As with guest-facing technological advances generally, elite-level frequency program members are usually the first to gain access to the new tools. That would also be the case with the latest tech innovations Hilton Worldwide now has in development. These include such advances as e-check-in and what’s known as “straight-to-room,” where the guest’s smartphone functions as the room key, allowing the guest to bypass the front desk entirely.

In 2014, the brand’s “Show Me the Savings” initiative resulted in profit gains of roughly $150,000 per hotel. Along with other Hilton Worldwide brands, HGI has been growing rapidly outside North America. The trend was a significant factor in 2014 and is likely to continue to gain momentum in 2015 and beyond. To bring the point home, the Orlando brand conference included attendees from regions around the world.

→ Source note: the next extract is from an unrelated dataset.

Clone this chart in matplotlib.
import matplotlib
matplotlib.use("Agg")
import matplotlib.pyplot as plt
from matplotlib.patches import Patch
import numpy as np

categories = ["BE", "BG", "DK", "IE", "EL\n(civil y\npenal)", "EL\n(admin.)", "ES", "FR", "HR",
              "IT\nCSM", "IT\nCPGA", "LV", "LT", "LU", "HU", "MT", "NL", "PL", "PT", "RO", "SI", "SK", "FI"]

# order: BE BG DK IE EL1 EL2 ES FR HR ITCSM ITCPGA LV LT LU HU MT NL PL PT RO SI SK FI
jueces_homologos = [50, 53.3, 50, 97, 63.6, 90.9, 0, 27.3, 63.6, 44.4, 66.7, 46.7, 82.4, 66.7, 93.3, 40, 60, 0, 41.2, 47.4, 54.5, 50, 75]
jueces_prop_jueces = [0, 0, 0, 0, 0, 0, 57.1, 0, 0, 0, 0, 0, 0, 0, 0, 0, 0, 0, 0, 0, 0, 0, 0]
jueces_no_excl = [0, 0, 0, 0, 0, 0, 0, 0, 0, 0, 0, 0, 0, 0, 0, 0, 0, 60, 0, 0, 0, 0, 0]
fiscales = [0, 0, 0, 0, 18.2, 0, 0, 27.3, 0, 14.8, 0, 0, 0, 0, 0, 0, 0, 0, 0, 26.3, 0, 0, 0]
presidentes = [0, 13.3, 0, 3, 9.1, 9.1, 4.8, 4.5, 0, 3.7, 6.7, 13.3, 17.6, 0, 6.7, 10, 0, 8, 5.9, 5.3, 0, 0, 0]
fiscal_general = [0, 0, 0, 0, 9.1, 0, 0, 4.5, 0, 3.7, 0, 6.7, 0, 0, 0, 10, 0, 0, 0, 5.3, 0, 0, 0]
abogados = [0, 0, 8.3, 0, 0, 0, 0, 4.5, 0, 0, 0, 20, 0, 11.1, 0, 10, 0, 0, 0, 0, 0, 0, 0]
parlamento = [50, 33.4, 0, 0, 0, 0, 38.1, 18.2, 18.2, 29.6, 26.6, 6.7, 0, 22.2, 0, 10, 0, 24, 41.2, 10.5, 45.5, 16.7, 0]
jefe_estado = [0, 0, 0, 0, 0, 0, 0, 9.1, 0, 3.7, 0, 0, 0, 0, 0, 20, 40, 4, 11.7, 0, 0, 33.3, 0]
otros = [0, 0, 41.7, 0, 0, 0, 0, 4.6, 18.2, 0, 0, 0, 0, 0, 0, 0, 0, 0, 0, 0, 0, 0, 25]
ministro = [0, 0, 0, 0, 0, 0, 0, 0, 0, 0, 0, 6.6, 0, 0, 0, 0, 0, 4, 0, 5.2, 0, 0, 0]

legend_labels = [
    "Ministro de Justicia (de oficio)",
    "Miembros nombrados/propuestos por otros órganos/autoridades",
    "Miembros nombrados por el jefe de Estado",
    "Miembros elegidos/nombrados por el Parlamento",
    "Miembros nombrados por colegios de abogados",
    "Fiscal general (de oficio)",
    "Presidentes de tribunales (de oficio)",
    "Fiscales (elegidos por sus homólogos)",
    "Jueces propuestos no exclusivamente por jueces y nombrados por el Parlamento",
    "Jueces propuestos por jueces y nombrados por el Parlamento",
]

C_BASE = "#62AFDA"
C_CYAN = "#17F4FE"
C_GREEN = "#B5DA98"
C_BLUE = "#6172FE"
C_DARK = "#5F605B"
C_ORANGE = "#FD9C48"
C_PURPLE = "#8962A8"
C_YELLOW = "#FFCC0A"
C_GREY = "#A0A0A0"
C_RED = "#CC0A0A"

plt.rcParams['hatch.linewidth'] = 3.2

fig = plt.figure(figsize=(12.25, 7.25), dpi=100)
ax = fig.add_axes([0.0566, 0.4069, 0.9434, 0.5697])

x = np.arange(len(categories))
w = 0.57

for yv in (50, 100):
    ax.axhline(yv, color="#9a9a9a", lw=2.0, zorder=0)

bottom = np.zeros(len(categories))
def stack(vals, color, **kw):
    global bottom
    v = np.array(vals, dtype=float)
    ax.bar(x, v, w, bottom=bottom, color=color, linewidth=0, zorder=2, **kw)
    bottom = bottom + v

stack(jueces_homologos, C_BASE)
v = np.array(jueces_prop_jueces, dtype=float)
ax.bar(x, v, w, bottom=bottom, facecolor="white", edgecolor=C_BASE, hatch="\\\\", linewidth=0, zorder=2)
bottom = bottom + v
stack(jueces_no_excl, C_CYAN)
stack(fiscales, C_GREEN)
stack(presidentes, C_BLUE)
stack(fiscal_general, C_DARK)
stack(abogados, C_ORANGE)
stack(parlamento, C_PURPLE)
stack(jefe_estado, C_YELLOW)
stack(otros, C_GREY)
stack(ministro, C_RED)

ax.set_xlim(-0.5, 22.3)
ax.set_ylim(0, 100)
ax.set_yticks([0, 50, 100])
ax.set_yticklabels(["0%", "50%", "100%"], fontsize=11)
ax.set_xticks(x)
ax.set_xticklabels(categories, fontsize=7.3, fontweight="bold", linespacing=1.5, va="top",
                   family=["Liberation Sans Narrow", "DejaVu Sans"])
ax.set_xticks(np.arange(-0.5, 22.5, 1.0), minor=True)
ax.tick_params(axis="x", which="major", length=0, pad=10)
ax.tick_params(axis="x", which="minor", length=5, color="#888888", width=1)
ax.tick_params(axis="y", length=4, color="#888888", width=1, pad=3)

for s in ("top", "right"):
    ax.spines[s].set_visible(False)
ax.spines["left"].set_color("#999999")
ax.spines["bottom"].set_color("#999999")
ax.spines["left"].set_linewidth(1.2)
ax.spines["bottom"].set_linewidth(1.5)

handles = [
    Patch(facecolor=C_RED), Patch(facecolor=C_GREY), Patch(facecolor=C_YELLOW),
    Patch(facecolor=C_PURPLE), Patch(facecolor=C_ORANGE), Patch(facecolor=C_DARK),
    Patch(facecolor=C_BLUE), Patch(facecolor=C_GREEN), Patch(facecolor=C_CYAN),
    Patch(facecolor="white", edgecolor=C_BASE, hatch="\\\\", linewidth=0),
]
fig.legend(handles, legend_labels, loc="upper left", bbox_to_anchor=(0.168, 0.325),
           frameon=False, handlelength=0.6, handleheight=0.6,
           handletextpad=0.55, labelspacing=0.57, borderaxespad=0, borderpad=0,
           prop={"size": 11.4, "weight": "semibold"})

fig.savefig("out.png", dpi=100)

Nogal estimated that HGI will add 60 hotels worldwide in 2015. This will give the brand multiple units in China, Turkey, the Russian Federation and the United Arab Emirates, as well as one-offs in markets as diverse as Saudi Arabia, Uruguayand Zanzibar. In China, there are 20 projects in the pipeline, with more to come.

With an eye on HGI’s long-term brand recognition around the world, Nogal noted that, “with every new hotel, our visibility grows proportionately.”

ECONOMIC REALITIES

Yet global growth of any hotel brand comes with a set of economic realities. “Right now, many of the economies in Western Europe are struggling, which means it is difficult to finance new construction,” Kurre said at a media roundtable.

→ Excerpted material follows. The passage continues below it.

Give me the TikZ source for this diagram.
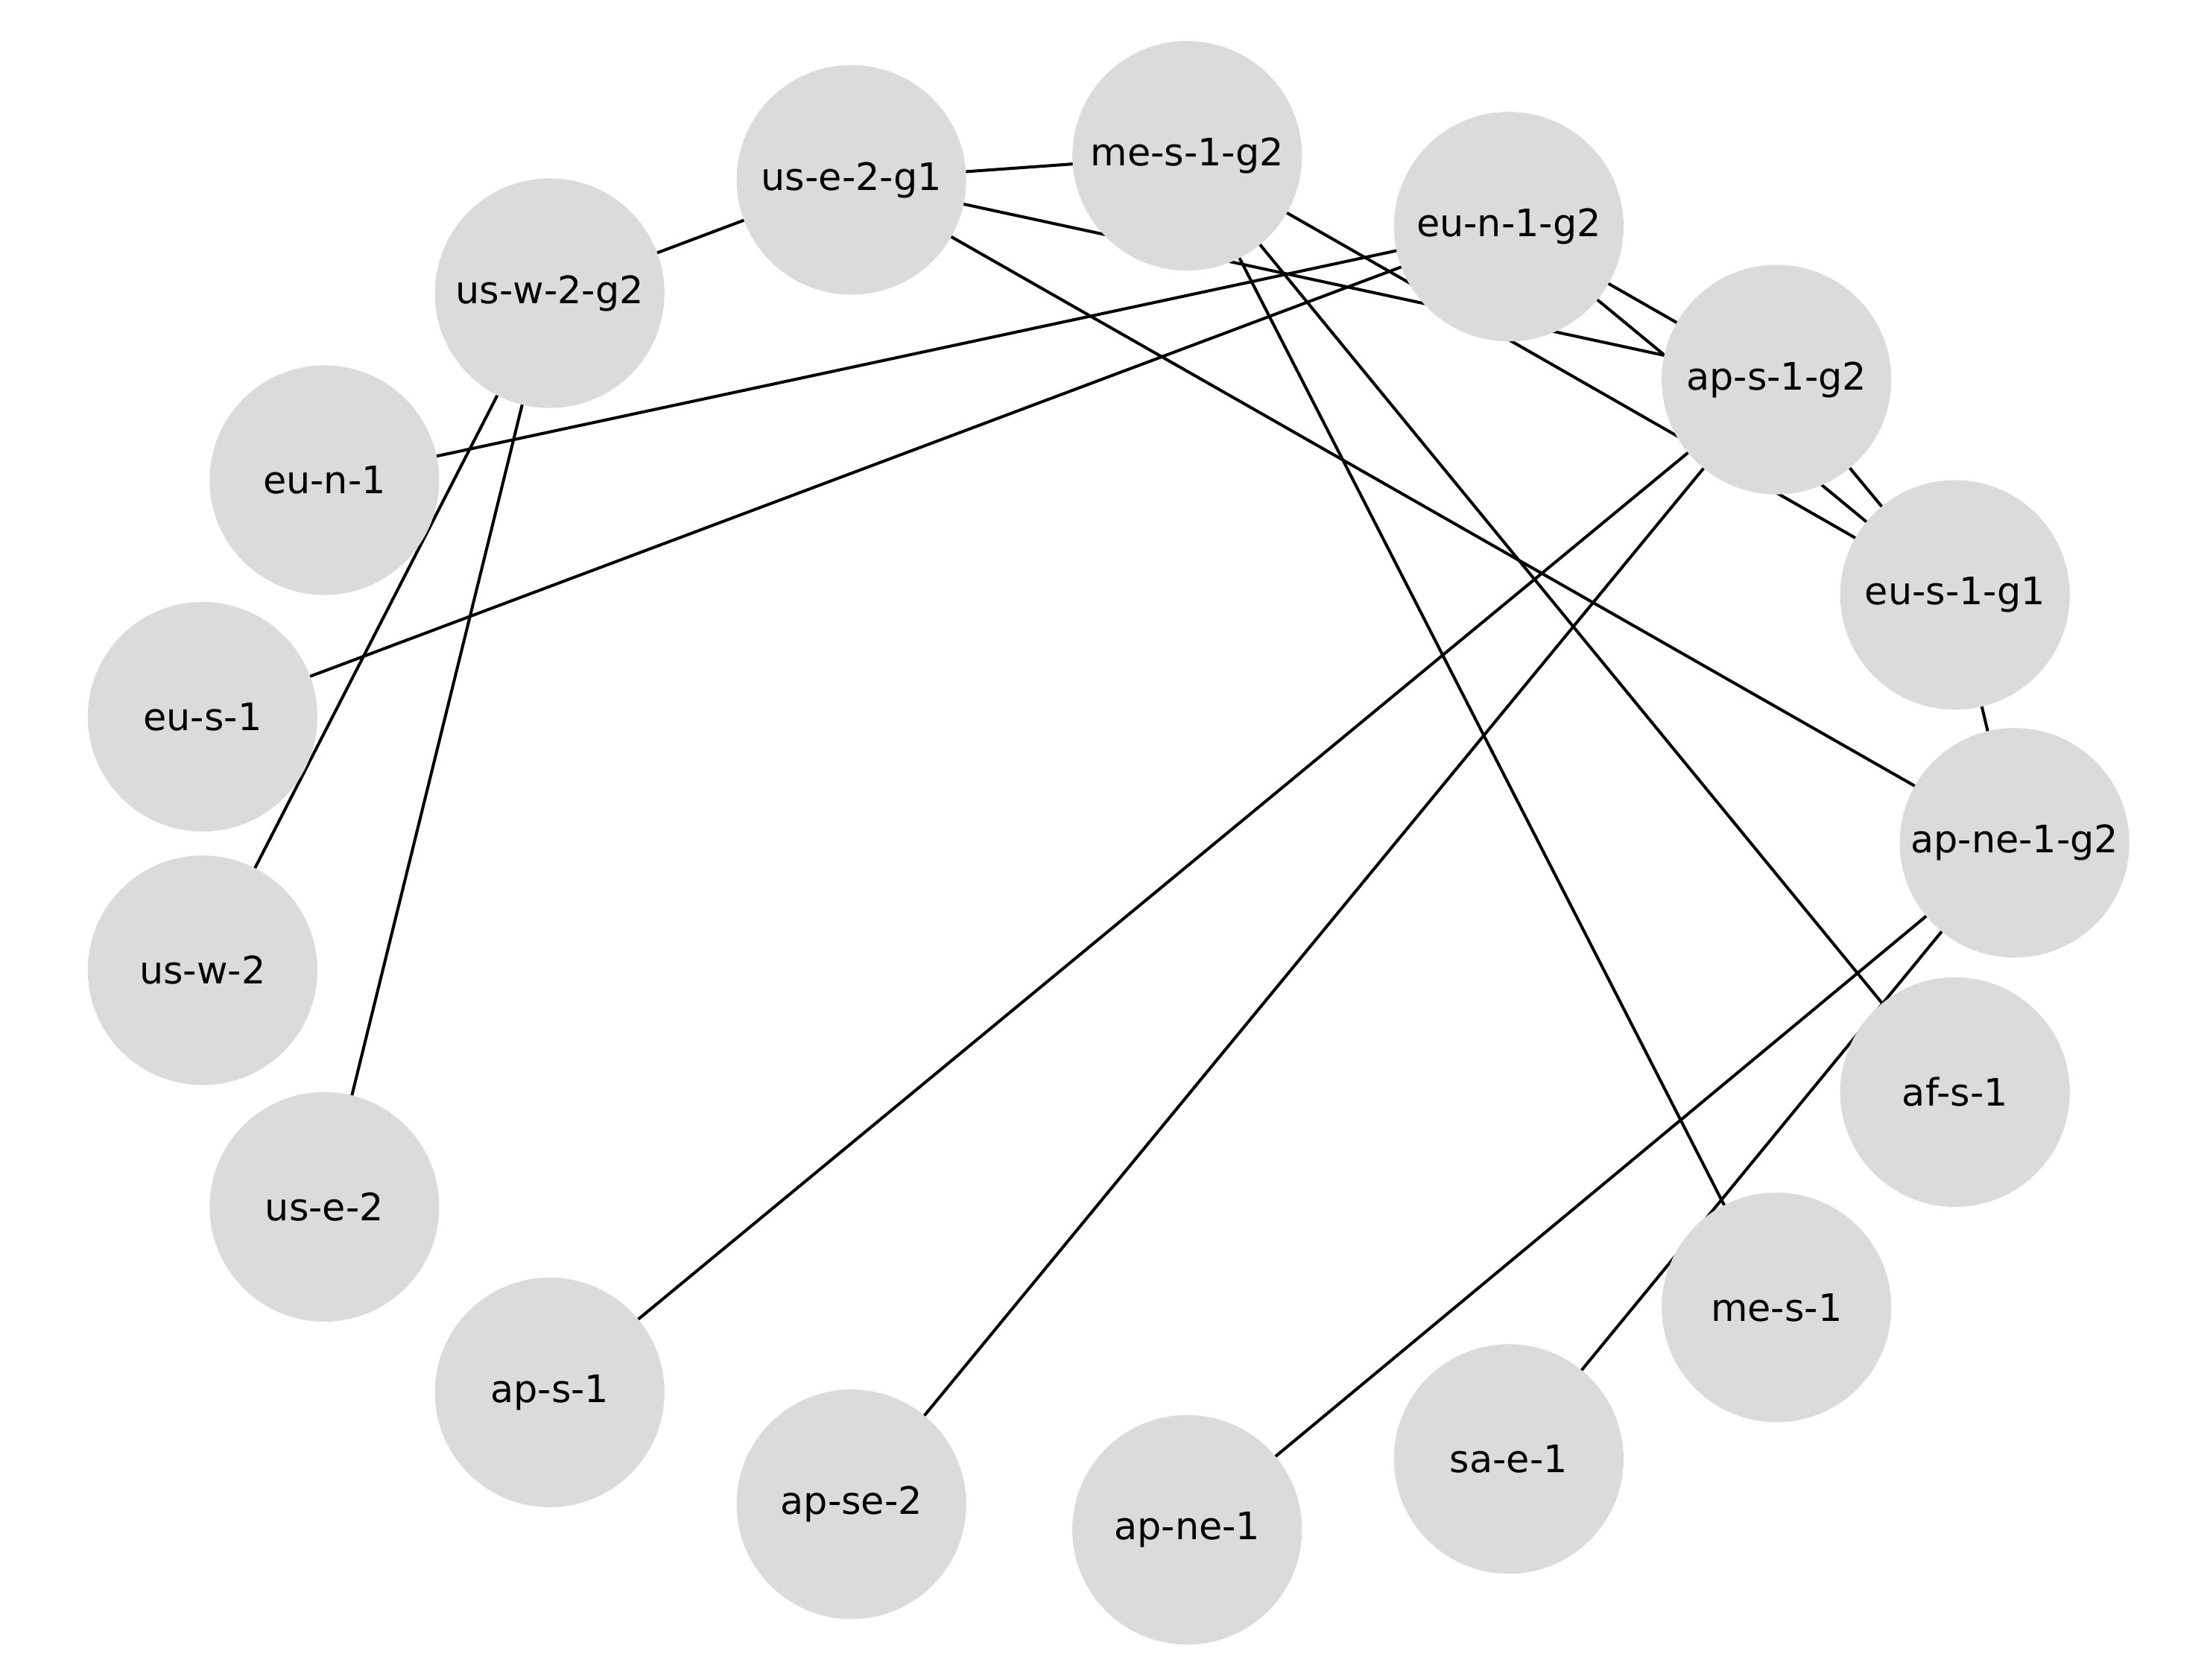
\documentclass[tikz,border=0pt]{standalone}
\usepackage{fontspec}
\setmainfont{DejaVu Sans}
\pgfdeclarelayer{bg}
\pgfsetlayers{bg,main}
\begin{document}
\begin{tikzpicture}[x=0.01cm,y=-0.01cm,
  n/.style={circle,fill=black!14,minimum size=1.62cm,inner sep=0pt,font=\fontsize{7.6}{9}\selectfont},
  e/.style={line width=0.6pt,black}]
\useasboundingbox (0,0) rectangle (1560,1186);
\node[n] (a) at (601,127) {us-e-2-g1};
\node[n] (b) at (838,110) {me-s-1-g2};
\node[n] (c) at (1065,160) {eu-n-1-g2};
\node[n] (d) at (1254,268) {ap-s-1-g2};
\node[n] (f) at (1380,420) {eu-s-1-g1};
\node[n] (g) at (1422,595) {ap-ne-1-g2};
\node[n] (h) at (1380,771) {af-s-1};
\node[n] (i) at (1254,923) {me-s-1};
\node[n] (j) at (1065,1030) {sa-e-1};
\node[n] (k) at (838,1080) {ap-ne-1};
\node[n] (l) at (601,1062) {ap-se-2};
\node[n] (m) at (388,983) {ap-s-1};
\node[n] (o) at (229,852) {us-e-2};
\node[n] (p) at (143,685) {us-w-2};
\node[n] (q) at (143,506) {eu-s-1};
\node[n] (r) at (229,339) {eu-n-1};
\node[n] (s) at (388,207) {us-w-2-g2};
\begin{pgfonlayer}{bg}
\draw[e] (s.center)--(a.center);
\draw[e] (a.center)--(b.center);
\draw[e] (a.center)--(d.center);
\draw[e] (a.center)--(g.center);
\draw[e] (b.center)--(f.center);
\draw[e] (b.center)--(i.center);
\draw[e] (b.center)--(h.center);
\draw[e] (c.center)--(r.center);
\draw[e] (c.center)--(q.center);
\draw[e] (c.center)--(d.center);
\draw[e] (c.center)--(f.center);
\draw[e] (d.center)--(f.center);
\draw[e] (f.center)--(g.center);
\draw[e] (d.center)--(m.center);
\draw[e] (d.center)--(l.center);
\draw[e] (g.center)--(k.center);
\draw[e] (g.center)--(j.center);
\draw[e] (s.center)--(p.center);
\draw[e] (s.center)--(o.center);
\end{pgfonlayer}
\end{tikzpicture}
\end{document}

Citing another example, he explained that in recent years Russia has been an active market for development. “But with the unexpected changes in the global oil industry in the past few months, that may be changing,” he said.

In HGI’s favor, an upper mid-market brand may be a better fit for a market that is struggling economically, considering the rate structure and value proposition, than a more expensive full-service upper-upscale brand.

Another plus for HGI is the familiarity—and comfort level—developers and consumers worldwide have with the Hilton name. “We’re fortunate to have the name as part of our identity,” Willingham said.

There’s no question that HGI is committed to its long-term global expansion strategy, short-term bumps in the road notwithstanding.

A high point of the conference was the presentation of awards that recognized distinguished performance in 2014. The highest award is called the Connie, named in memory of Hilton Worldwide founder Conrad Hilton. Two properties were recognized: Hilton Garden Inns in Mobile East Bay/Daphne, Ala., and Krasnodar, Russia.